Benny, suddenly trembling, handed Richard the prescription.
“I don’t know, Dad. I don’t know what’s going on.”
Richard motioned his head toward the door to the back room. It had never been painted, even after all these years, and a fake brass handle drooped half out of its socket. “Let’s go in back and talk,” he said. “Come on, kiddo.”
Benny looked down, that loose, out-of-control feeling ranging around his gut again. Had he come here for advice? He was still angry with his father for leaving his mother when she was so sick, and he didn’t understand how Richard had let her get that way in the first place. Rachelle had banned his father from their house months before. “He has nothing good to teach our children,” is what she had said. Everything was falling apart because of this man. And yet, here he was, standing in front of him, about to spill his guts, looking for a little wisdom. Maybe, just maybe, he knew something Benny didn’t.
Richard called Scotty to him—Scotty dragging his mop and bucket slowly down the aisle—and asked him to keep watch over the counter, and Scotty replied with a long and meaningful salute, as if he were a soldier in the delivery-boy army, followed by a quiet giggle to himself.
Benny followed his father into the back room, a dark, cobweb-ridden space lined with rusted-out shelving units.
“What did the doctor say?” Richard peered at the prescription. “Dr. Harris, he’s all right.

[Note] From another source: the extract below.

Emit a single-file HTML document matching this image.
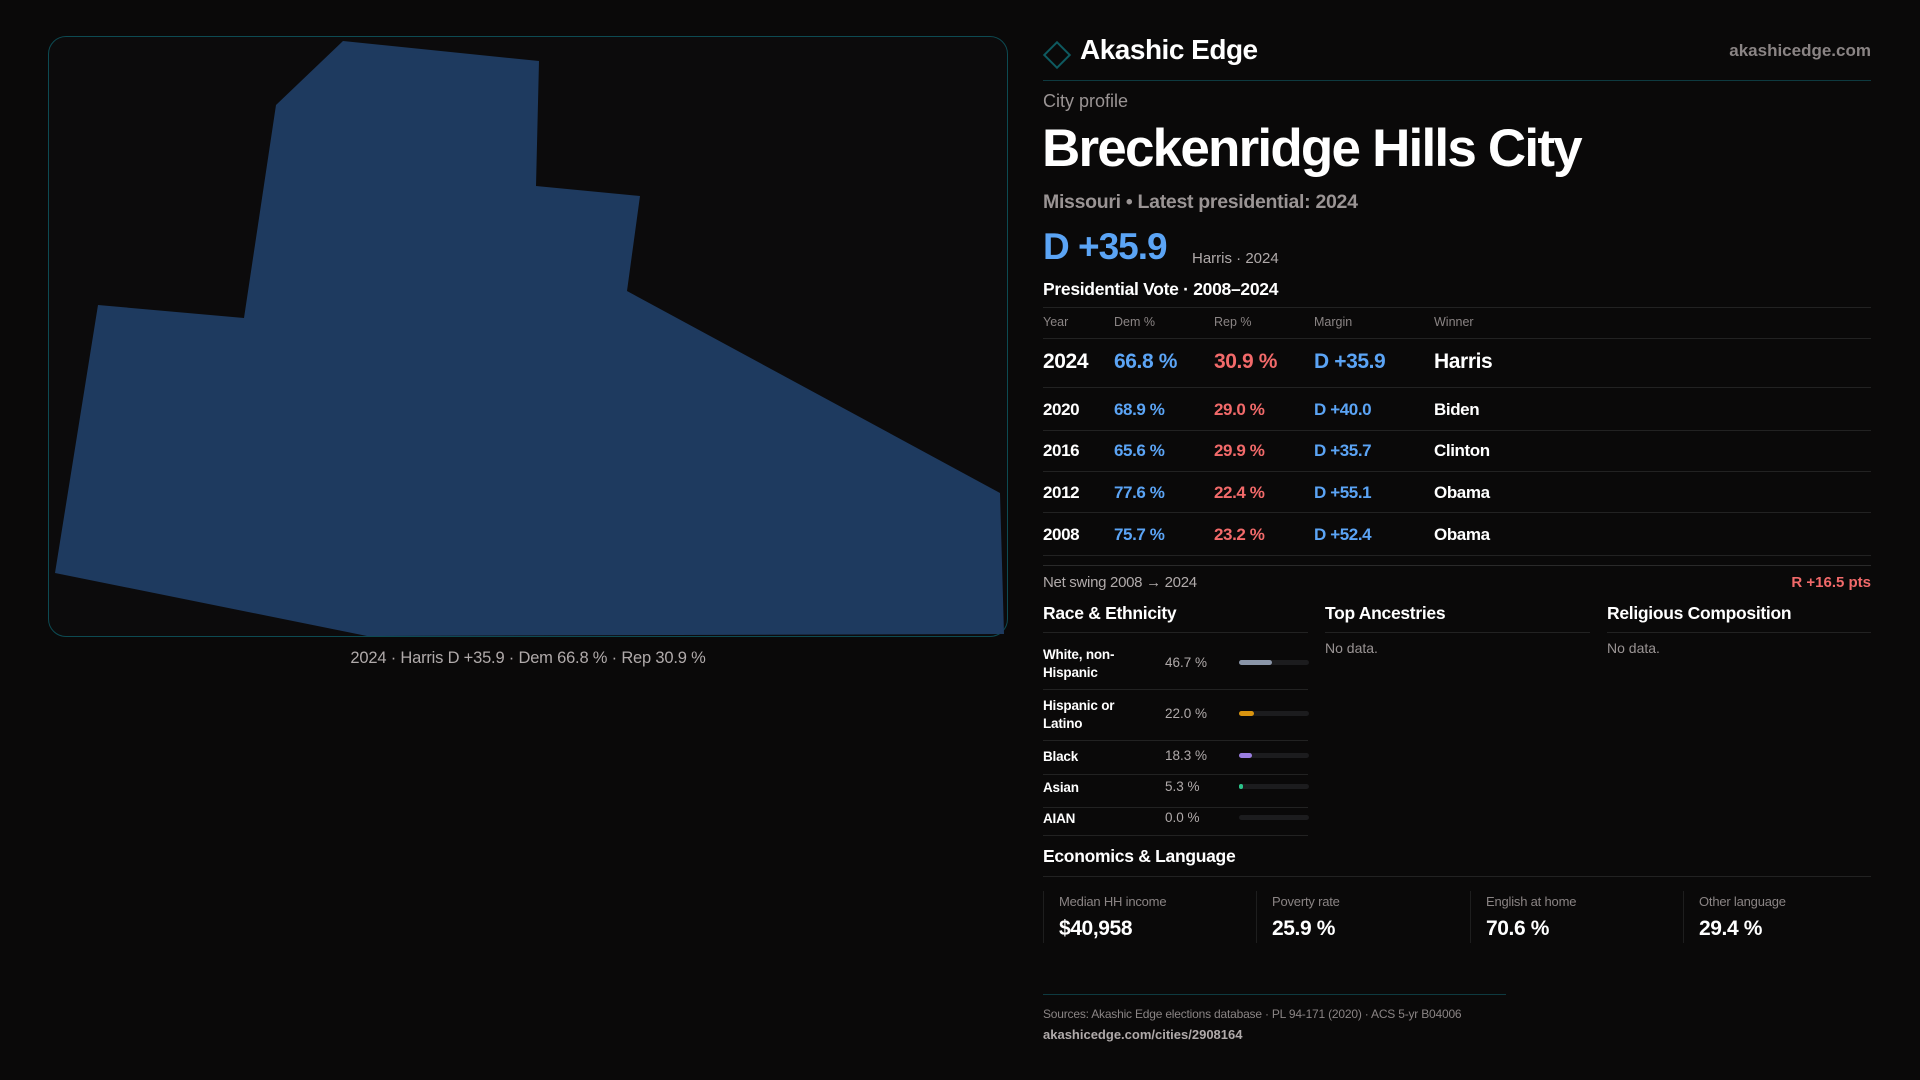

You could do worse.”
“Stress, probably,” said Benny.
“That’s a lot of stress.” He motioned to Benny’s hair and made a whoosh sound.
“Yeah, well, I am under a lot of stress, Dad, what with my parents getting divorced and my mother practically on her deathbed. How about you?” Benny was pissed. Were they going to be coy suddenly? Were they going to pretend that the last few months hadn’t happened?
His father turned from him and shuffled off between the shelving units, and didn’t say anything, it turned icy quiet, spiders froze in their webs, and Benny could hear Scotty singing “The Star-Spangled Banner” through the door. Finally Richard returned, red-faced, with a pill bottle in hand. Benny waited for him to explode. Benny felt a delicious anticipation take hold of him; he craved some sort of show of emotion from his grunting, withdrawn, disappointed father.
But Richard kept himself calm, handing his son the bottle, and then taking two steps back and rubbing his hands together, some imaginary dust flicking off onto the floor.
He said, “We make the decisions we make, Benny. We cannot take them back. I am not a perfect person.” Benny watched as his father chose his words, plucked them from deep within his heart. “I can only tell you this: Your mother was making me crazy. Not normal crazy. Crazy crazy. Like it was going to kill me.”